## The problem
Retype every line from the start of the data down to and including the line with "inner xsep=18pt] (hr)". Skip the pictures.

## Supplied data
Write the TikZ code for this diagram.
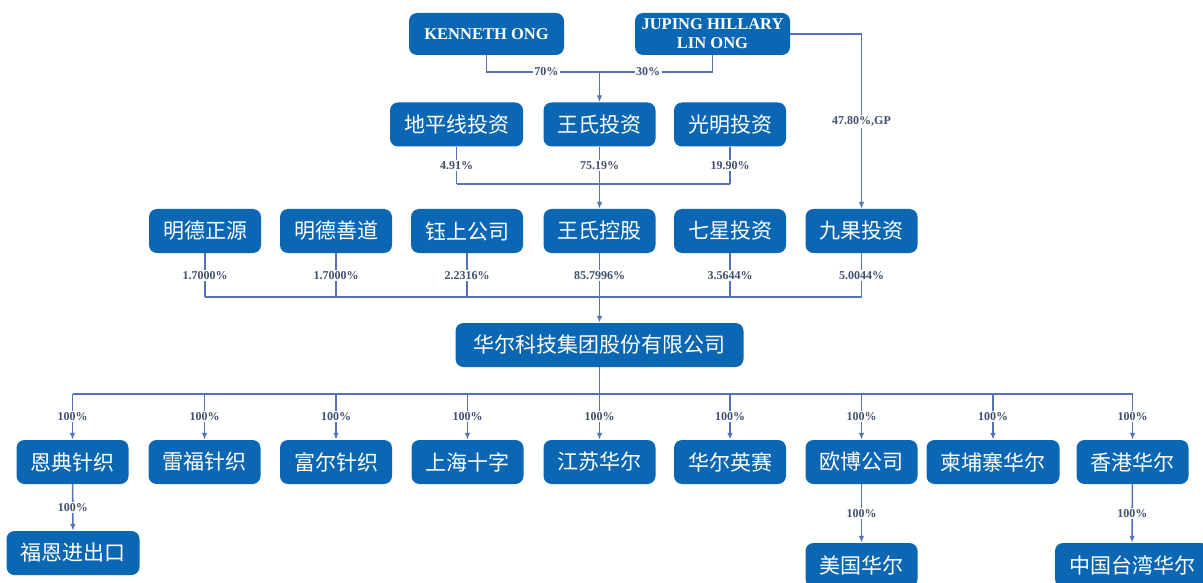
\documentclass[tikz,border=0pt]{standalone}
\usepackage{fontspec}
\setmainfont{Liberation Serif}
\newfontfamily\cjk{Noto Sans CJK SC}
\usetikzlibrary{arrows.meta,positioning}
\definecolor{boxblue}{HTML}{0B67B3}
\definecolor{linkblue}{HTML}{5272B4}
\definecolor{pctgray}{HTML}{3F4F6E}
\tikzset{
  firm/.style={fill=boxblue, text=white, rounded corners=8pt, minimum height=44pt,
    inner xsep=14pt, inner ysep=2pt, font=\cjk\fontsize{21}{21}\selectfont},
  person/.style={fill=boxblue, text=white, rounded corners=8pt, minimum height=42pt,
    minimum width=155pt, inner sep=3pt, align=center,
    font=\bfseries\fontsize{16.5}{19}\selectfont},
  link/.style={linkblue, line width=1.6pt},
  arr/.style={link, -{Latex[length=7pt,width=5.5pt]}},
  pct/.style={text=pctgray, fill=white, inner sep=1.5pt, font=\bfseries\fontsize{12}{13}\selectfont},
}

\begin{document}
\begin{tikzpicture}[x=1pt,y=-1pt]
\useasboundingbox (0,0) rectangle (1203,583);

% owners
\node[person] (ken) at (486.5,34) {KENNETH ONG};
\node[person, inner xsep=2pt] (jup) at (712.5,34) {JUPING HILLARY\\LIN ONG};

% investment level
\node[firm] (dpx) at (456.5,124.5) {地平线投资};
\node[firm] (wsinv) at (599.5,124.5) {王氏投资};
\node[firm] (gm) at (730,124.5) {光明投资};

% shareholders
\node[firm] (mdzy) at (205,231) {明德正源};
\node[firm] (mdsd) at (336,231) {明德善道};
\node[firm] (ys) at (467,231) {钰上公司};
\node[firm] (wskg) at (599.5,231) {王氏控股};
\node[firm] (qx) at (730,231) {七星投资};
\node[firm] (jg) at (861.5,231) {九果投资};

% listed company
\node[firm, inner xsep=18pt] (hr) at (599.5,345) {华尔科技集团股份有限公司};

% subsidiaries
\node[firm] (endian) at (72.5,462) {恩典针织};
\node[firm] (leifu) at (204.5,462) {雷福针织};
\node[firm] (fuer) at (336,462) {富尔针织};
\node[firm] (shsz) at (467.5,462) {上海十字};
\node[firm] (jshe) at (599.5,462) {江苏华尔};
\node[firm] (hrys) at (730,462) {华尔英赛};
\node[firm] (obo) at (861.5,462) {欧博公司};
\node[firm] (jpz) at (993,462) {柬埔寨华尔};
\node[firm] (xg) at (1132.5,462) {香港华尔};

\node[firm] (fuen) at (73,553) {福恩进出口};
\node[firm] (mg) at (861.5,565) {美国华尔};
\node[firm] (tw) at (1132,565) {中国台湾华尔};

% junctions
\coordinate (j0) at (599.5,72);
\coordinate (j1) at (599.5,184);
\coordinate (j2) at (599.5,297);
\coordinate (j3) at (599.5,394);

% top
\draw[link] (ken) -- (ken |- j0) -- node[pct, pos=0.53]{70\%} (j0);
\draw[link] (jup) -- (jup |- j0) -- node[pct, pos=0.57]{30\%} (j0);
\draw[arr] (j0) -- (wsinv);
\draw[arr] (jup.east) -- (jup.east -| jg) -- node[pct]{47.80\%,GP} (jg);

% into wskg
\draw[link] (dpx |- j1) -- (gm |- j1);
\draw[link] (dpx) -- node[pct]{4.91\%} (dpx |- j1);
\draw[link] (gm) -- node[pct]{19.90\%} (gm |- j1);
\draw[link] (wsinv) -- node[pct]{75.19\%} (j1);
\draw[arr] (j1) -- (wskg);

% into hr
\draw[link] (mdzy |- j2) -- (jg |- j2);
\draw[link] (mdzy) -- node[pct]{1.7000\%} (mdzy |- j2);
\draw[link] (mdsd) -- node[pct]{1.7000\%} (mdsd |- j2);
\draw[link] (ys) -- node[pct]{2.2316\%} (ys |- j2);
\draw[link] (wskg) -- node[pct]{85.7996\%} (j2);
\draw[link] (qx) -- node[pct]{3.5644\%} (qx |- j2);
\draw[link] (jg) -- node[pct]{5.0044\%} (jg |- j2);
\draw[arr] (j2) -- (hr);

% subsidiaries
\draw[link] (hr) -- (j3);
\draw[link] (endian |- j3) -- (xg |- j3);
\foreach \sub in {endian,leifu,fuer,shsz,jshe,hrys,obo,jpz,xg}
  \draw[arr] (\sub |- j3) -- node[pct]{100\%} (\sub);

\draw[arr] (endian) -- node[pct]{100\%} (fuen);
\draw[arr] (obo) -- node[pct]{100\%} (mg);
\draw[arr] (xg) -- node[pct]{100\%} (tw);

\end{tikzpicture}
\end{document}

## The answer
Write the TikZ code for this diagram.
\documentclass[tikz,border=0pt]{standalone}
\usepackage{fontspec}
\setmainfont{Liberation Serif}
\newfontfamily\cjk{Noto Sans CJK SC}
\usetikzlibrary{arrows.meta,positioning}
\definecolor{boxblue}{HTML}{0B67B3}
\definecolor{linkblue}{HTML}{5272B4}
\definecolor{pctgray}{HTML}{3F4F6E}
\tikzset{
  firm/.style={fill=boxblue, text=white, rounded corners=8pt, minimum height=44pt,
    inner xsep=14pt, inner ysep=2pt, font=\cjk\fontsize{21}{21}\selectfont},
  person/.style={fill=boxblue, text=white, rounded corners=8pt, minimum height=42pt,
    minimum width=155pt, inner sep=3pt, align=center,
    font=\bfseries\fontsize{16.5}{19}\selectfont},
  link/.style={linkblue, line width=1.6pt},
  arr/.style={link, -{Latex[length=7pt,width=5.5pt]}},
  pct/.style={text=pctgray, fill=white, inner sep=1.5pt, font=\bfseries\fontsize{12}{13}\selectfont},
}

\begin{document}
\begin{tikzpicture}[x=1pt,y=-1pt]
\useasboundingbox (0,0) rectangle (1203,583);

% owners
\node[person] (ken) at (486.5,34) {KENNETH ONG};
\node[person, inner xsep=2pt] (jup) at (712.5,34) {JUPING HILLARY\\LIN ONG};

% investment level
\node[firm] (dpx) at (456.5,124.5) {地平线投资};
\node[firm] (wsinv) at (599.5,124.5) {王氏投资};
\node[firm] (gm) at (730,124.5) {光明投资};

% shareholders
\node[firm] (mdzy) at (205,231) {明德正源};
\node[firm] (mdsd) at (336,231) {明德善道};
\node[firm] (ys) at (467,231) {钰上公司};
\node[firm] (wskg) at (599.5,231) {王氏控股};
\node[firm] (qx) at (730,231) {七星投资};
\node[firm] (jg) at (861.5,231) {九果投资};

% listed company
\node[firm, inner xsep=18pt] (hr) at (599.5,345) {华尔科技集团股份有限公司};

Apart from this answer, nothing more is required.